Ohne dass dies vorliegend zu entscheiden wäre, dürfte Entsprechendes auch im Rahmen der Gegenstandswertfestsetzung gemäß § 12 Abs. 7 Satz 1 ArbGG für einen Kündigungsschutzrechtsstreit zu gelten haben.

d) In Anwendung dieser Grundsätze erscheint es vorliegend angemessen, von dem sich bei einer Vollzeitbeschäftigung des Beteiligten zu 3. für drei Monate ergebenden Arbeitsentgelts einen Abschlag von 20% vorzunehmen. Ein höherer Abschlag erscheint deshalb nicht angemessen, weil bei einem Beschlussverfahren nach § 103 BetrVG das Arbeitsverhältnis des beteiligten Arbeitnehmers auf Grund seines Sonderkündigungsschutzes gemäß §§ 15 KSchG, 103 BetrVG auf nicht absehbare Zeit nur außerordentlich kündbar ist und damit für den Fall der Zurückweisung des streitbefangenen Antrages der Arbeitnehmerin in der Regel eine erhebliche Wahrscheinlichkeit für einen längeren Fortbestand des Arbeitsverhältnisses besteht und weil vorliegend die Gehaltsminderung während der befristeten Elternzeit es Beteiligten zu 3. nur für verhältnismäßig kurzer Zeiträume gegolten hat. Das Arbeitsverhältnis des Beteiligten zu 3. war damit bei unterstellter Unbegründetheit des im zu Grunde liegenden Verfahren streitbefangenen Antrags durch den Tatbestand eines deutlichen Überwiegens der Vollzeitbeschäftigung und einer entsprechenden Vergütung geprägt. Andererseits sind die Zeiträume der Gehaltsminderung und deren Ausmaß auch nicht so unerheblich gewesen, dass ein geringerer oder gar kein Abschlag angemessen wäre.

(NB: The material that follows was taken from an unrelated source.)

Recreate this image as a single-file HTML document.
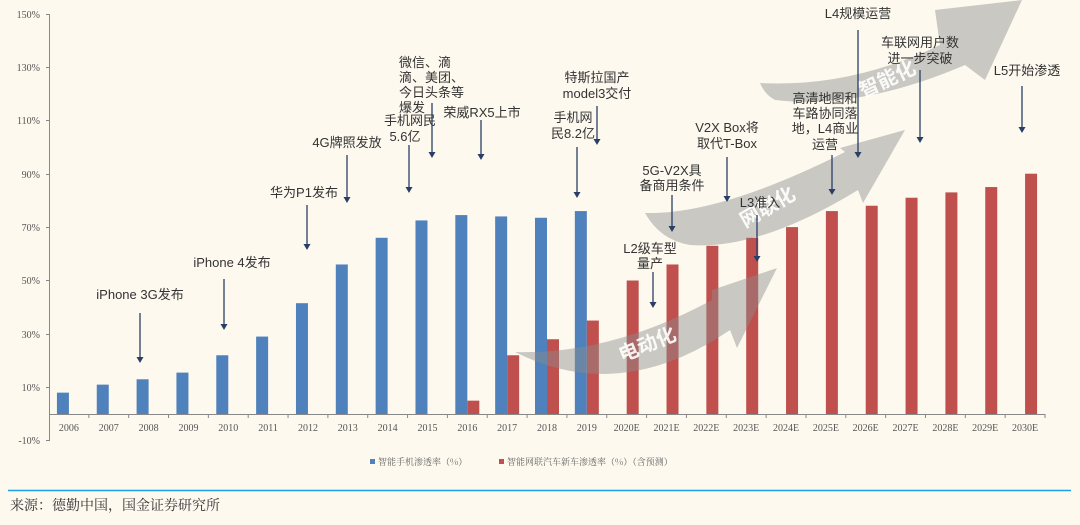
<!DOCTYPE html>
<html><head><meta charset="utf-8"><style>
body{margin:0;background:#fdf9ef;}
svg{display:block;font-family:"Liberation Sans","Noto Sans CJK SC",sans-serif;}
</style></head><body>
<svg width="1080" height="525" viewBox="0 0 1080 525" xmlns="http://www.w3.org/2000/svg">
<rect width="1080" height="525" fill="#fdf9ef"/>
<!-- axes -->
<g stroke="#888" stroke-width="1">
<line x1="49.5" y1="14" x2="49.5" y2="441"/>
<line x1="49" y1="414.5" x2="1045" y2="414.5"/>
<line x1="46" y1="14.5" x2="49" y2="14.5"/><line x1="46" y1="67.5" x2="49" y2="67.5"/>
<line x1="46" y1="120.5" x2="49" y2="120.5"/><line x1="46" y1="174.5" x2="49" y2="174.5"/>
<line x1="46" y1="227.5" x2="49" y2="227.5"/><line x1="46" y1="280.5" x2="49" y2="280.5"/>
<line x1="46" y1="334.5" x2="49" y2="334.5"/><line x1="46" y1="387.5" x2="49" y2="387.5"/>
<line x1="46" y1="440.5" x2="49" y2="440.5"/>
</g>
<g font-family="Liberation Serif,serif" font-size="10" fill="#555" text-anchor="end">
<text x="40" y="18">150%</text><text x="40" y="71">130%</text><text x="40" y="124">110%</text>
<text x="40" y="178">90%</text><text x="40" y="231">70%</text><text x="40" y="284">50%</text>
<text x="40" y="338">30%</text><text x="40" y="391">10%</text><text x="40" y="444">-10%</text>
</g>
<g id="bars"></g>
<g id="xl" font-family="Liberation Serif,serif" font-size="10" fill="#555" text-anchor="middle"></g>
<!-- gray arrows -->
<g fill="#8c8c8c" fill-opacity="0.45">
<path d="M515,352 Q610,355 712,300 L712,290 L777,268 L737,348 L730,330 Q620,405 515,352 Z"/>
<path d="M645,213 Q720,215 845,152 L840,148 L905,130 L863,203 L858,190 Q760,250 690,245 Q660,240 645,213 Z"/>
<path d="M760,83 Q850,88 940,45 L935,10 L1022,0 L985,80 L965,65 Q860,110 775,100 Q765,95 760,83 Z"/>
</g>
<g fill="#fff" font-weight="bold" font-size="20" fill-opacity="0.9">
<text transform="translate(622,362) rotate(-22)">电动化</text>
<text transform="translate(745,228) rotate(-30)">网联化</text>
<text transform="translate(863,98) rotate(-25)">智能化</text>
</g>
<!-- annotations -->
<g font-size="13" fill="#333" text-anchor="middle">
<text x="140" y="299">iPhone 3G发布</text>
<text x="232" y="267">iPhone 4发布</text>
<text x="304" y="197">华为P1发布</text>
<text x="347" y="147">4G牌照发放</text>
<text x="410" y="125">手机网民</text><text x="405" y="141">5.6亿</text>
<text x="399" y="67" text-anchor="start">微信、滴</text>
<text x="399" y="82" text-anchor="start">滴、美团、</text>
<text x="399" y="97" text-anchor="start">今日头条等</text>
<text x="399" y="112" text-anchor="start">爆发</text>
<text x="482" y="117">荣威RX5上市</text>
<text x="597" y="82">特斯拉国产</text><text x="597" y="98">model3交付</text>
<text x="573" y="122">手机网</text><text x="573" y="138">民8.2亿</text>
<text x="672" y="175">5G-V2X具</text><text x="672" y="190">备商用条件</text>
<text x="650" y="253">L2级车型</text><text x="650" y="268">量产</text>
<text x="727" y="132">V2X Box将</text><text x="727" y="148">取代T-Box</text>
<text x="760" y="207">L3准入</text>
<text x="825" y="103">高清地图和</text><text x="825" y="118">车路协同落</text>
<text x="825" y="133">地，L4商业</text><text x="825" y="149">运营</text>
<text x="858" y="18">L4规模运营</text>
<text x="920" y="47">车联网用户数</text><text x="920" y="63">进一步突破</text>
<text x="1027" y="75">L5开始渗透</text>
</g>
<g stroke="#2a3f66" stroke-width="1.3" fill="#2a3f66" id="arr"></g>
<!-- legend -->
<rect x="370" y="459" width="5" height="5" fill="#4f81bd"/>
<rect x="499" y="459" width="5" height="5" fill="#c0504d"/>
<g font-family="Noto Serif CJK SC,serif" font-size="9" fill="#666">
<text x="378" y="465">智能手机渗透率（%）</text>
<text x="507" y="465">智能网联汽车新车渗透率（%）（含预测）</text>
</g>
<line x1="8" y1="490.5" x2="1071" y2="490.5" stroke="#1ea0e6" stroke-width="1.5"/>
<text x="10" y="510" font-family="Noto Serif CJK SC,serif" font-size="14" fill="#333">来源：德勤中国，国金证券研究所</text>
</svg>
<script>
var ns="http://www.w3.org/2000/svg";
var blue=[8,11,13,15.5,22,29,41.5,56,66,72.5,74.5,74,73.5,76];
var red={10:5,11:22,12:28,13:35,14:50,15:56,16:63,17:66,18:70,19:76,20:78,21:81,22:83,23:85,24:90};
var g=document.getElementById('bars'),xl=document.getElementById('xl');
var w=39.84;
function r(x,y,wd,h,c){var e=document.createElementNS(ns,'rect');e.setAttribute('x',x);e.setAttribute('y',y);e.setAttribute('width',wd);e.setAttribute('height',h);e.setAttribute('fill',c);g.appendChild(e);}
for(var i=0;i<25;i++){
 var c=49+(i+0.5)*w;
 if(i<14){var h=blue[i]*2.67;r(c-12,414-h,12,h,'#4f81bd');}
 if(red[i]){var h=red[i]*2.67;r(c,414-h,12,h,'#c0504d');}
 var l=document.createElementNS(ns,'line');var tx=49+(i+1)*w;
 l.setAttribute('x1',tx);l.setAttribute('x2',tx);l.setAttribute('y1',414);l.setAttribute('y2',418);l.setAttribute('stroke','#888');g.appendChild(l);
 var t=document.createElementNS(ns,'text');t.setAttribute('x',c);t.setAttribute('y',431);
 t.textContent=(2006+i)+(i>=14?'E':'');xl.appendChild(t);
}
var arr=[[140,313,363],[224,279,330],[307,205,250],[347,155,203],[409,145,193],[432,103,158],[481,120,160],[597,106,145],[577,147,198],[672,195,232],[653,272,308],[727,157,202],[757,215,262],[832,155,195],[858,30,158],[920,70,143],[1022,86,133]];
var a=document.getElementById('arr');
arr.forEach(function(p){
 var l=document.createElementNS(ns,'line');l.setAttribute('x1',p[0]);l.setAttribute('x2',p[0]);l.setAttribute('y1',p[1]);l.setAttribute('y2',p[2]-5);a.appendChild(l);
 var h=document.createElementNS(ns,'path');h.setAttribute('d','M'+(p[0]-3.5)+','+(p[2]-6)+' L'+(p[0]+3.5)+','+(p[2]-6)+' L'+p[0]+','+p[2]+'Z');h.setAttribute('stroke','none');a.appendChild(h);
});
</script>
</body></html>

Auf der Grundlage des regelmäßigen monatlichen Gehalts des Beteiligten zu 3. bei Vollzeitbeschäftigung ergibt sich damit im Ausgangspunkt ein Betrag von DM 43.338,26 und bei dem hiervon vorzunehmenden Abschlag von 20 % der festgesetzte Gegenstandswert von DM 34.670,61 entsprechend € 17.726,80.